Exercise directions:
Collect each line holding the string "matplotlib".
▼▼▼
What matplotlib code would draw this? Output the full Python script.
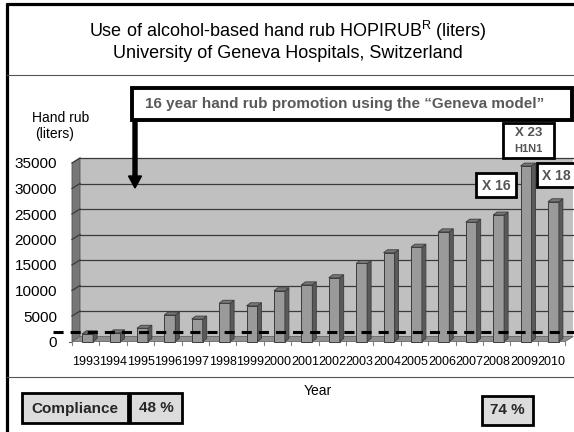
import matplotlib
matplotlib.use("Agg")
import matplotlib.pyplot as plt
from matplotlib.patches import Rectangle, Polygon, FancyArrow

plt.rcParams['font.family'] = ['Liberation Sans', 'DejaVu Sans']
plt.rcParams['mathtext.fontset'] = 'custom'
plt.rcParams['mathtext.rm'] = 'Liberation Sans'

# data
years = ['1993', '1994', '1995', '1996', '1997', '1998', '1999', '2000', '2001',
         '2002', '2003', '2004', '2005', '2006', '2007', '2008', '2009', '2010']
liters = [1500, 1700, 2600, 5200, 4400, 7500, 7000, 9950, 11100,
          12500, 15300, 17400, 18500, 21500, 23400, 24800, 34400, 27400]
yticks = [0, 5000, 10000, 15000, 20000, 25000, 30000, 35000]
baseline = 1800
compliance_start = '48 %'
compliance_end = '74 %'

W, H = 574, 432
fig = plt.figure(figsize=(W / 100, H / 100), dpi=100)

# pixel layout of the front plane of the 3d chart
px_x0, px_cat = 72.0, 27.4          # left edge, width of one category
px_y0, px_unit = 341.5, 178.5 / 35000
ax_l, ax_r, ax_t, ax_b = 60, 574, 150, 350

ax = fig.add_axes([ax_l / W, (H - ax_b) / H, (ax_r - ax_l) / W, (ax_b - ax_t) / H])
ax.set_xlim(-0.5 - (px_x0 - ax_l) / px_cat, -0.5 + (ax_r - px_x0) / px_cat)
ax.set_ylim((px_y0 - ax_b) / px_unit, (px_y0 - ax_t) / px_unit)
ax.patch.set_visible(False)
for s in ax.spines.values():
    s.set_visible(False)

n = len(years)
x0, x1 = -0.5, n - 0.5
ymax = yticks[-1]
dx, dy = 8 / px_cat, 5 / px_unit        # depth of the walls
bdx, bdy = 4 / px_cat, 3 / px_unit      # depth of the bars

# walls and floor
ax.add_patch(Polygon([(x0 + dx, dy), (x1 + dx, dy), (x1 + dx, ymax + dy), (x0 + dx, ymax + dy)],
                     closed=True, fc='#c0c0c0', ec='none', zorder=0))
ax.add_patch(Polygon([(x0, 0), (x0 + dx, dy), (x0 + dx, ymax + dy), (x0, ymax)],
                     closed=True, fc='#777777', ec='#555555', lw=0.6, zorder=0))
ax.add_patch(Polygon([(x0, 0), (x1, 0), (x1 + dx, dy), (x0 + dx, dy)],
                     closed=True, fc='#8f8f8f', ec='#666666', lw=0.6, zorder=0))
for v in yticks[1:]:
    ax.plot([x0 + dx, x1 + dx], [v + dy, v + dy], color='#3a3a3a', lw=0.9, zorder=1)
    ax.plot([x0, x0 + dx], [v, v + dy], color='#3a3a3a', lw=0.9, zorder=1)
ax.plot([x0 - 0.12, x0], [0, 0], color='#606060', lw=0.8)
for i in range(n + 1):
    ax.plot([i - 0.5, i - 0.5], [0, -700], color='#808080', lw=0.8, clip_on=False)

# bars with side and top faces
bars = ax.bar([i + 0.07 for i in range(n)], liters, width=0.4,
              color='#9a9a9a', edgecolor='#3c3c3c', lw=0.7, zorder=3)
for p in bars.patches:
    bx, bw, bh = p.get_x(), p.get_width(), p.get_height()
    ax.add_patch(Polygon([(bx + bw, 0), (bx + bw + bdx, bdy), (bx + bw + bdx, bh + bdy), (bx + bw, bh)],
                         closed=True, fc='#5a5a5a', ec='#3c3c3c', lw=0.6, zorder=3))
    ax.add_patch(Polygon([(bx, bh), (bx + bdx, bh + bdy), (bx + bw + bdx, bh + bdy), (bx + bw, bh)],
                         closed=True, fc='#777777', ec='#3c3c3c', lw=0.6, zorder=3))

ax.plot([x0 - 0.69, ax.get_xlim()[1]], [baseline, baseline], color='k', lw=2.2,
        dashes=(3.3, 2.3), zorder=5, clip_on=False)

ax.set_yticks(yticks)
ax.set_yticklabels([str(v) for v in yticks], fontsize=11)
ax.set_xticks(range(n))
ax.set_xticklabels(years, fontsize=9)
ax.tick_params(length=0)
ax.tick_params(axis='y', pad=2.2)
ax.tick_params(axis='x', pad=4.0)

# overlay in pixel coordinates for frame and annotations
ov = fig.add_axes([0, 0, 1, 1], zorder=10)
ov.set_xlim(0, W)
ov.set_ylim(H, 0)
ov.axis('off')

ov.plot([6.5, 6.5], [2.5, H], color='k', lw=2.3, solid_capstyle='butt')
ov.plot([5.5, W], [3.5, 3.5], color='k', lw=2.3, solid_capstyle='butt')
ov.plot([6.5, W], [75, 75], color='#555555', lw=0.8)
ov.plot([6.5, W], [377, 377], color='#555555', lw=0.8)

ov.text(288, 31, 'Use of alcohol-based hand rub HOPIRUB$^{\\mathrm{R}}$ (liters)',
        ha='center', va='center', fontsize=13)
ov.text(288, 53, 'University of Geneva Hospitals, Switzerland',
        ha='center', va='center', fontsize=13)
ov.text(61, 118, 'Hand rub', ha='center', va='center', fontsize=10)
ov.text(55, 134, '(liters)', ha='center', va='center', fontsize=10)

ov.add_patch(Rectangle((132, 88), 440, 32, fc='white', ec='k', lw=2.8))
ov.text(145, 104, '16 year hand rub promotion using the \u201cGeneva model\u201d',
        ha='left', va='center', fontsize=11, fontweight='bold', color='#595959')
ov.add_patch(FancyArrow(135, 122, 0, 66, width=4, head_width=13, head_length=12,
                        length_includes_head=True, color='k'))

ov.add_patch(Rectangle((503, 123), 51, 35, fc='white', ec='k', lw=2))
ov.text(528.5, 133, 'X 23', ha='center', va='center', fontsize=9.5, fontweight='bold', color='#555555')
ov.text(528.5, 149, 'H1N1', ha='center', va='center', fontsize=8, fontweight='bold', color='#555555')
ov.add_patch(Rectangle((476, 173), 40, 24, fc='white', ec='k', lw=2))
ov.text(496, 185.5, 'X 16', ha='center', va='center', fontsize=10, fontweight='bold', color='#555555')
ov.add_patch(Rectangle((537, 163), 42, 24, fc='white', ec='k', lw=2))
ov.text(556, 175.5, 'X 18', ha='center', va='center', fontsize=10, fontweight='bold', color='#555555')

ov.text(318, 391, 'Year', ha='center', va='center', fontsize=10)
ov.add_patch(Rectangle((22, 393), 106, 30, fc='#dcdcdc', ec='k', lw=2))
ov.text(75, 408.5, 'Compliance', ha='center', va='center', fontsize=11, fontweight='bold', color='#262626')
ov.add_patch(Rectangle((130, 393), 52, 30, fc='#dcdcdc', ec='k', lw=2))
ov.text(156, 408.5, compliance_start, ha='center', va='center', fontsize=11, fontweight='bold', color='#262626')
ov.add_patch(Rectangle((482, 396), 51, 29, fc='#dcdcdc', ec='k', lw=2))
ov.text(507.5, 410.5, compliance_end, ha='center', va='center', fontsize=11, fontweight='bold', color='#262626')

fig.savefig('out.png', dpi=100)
▲▲▲
Complete response:
What matplotlib code would draw this? Output the full Python script.
import matplotlib
matplotlib.use("Agg")
import matplotlib.pyplot as plt
from matplotlib.patches import Rectangle, Polygon, FancyArrow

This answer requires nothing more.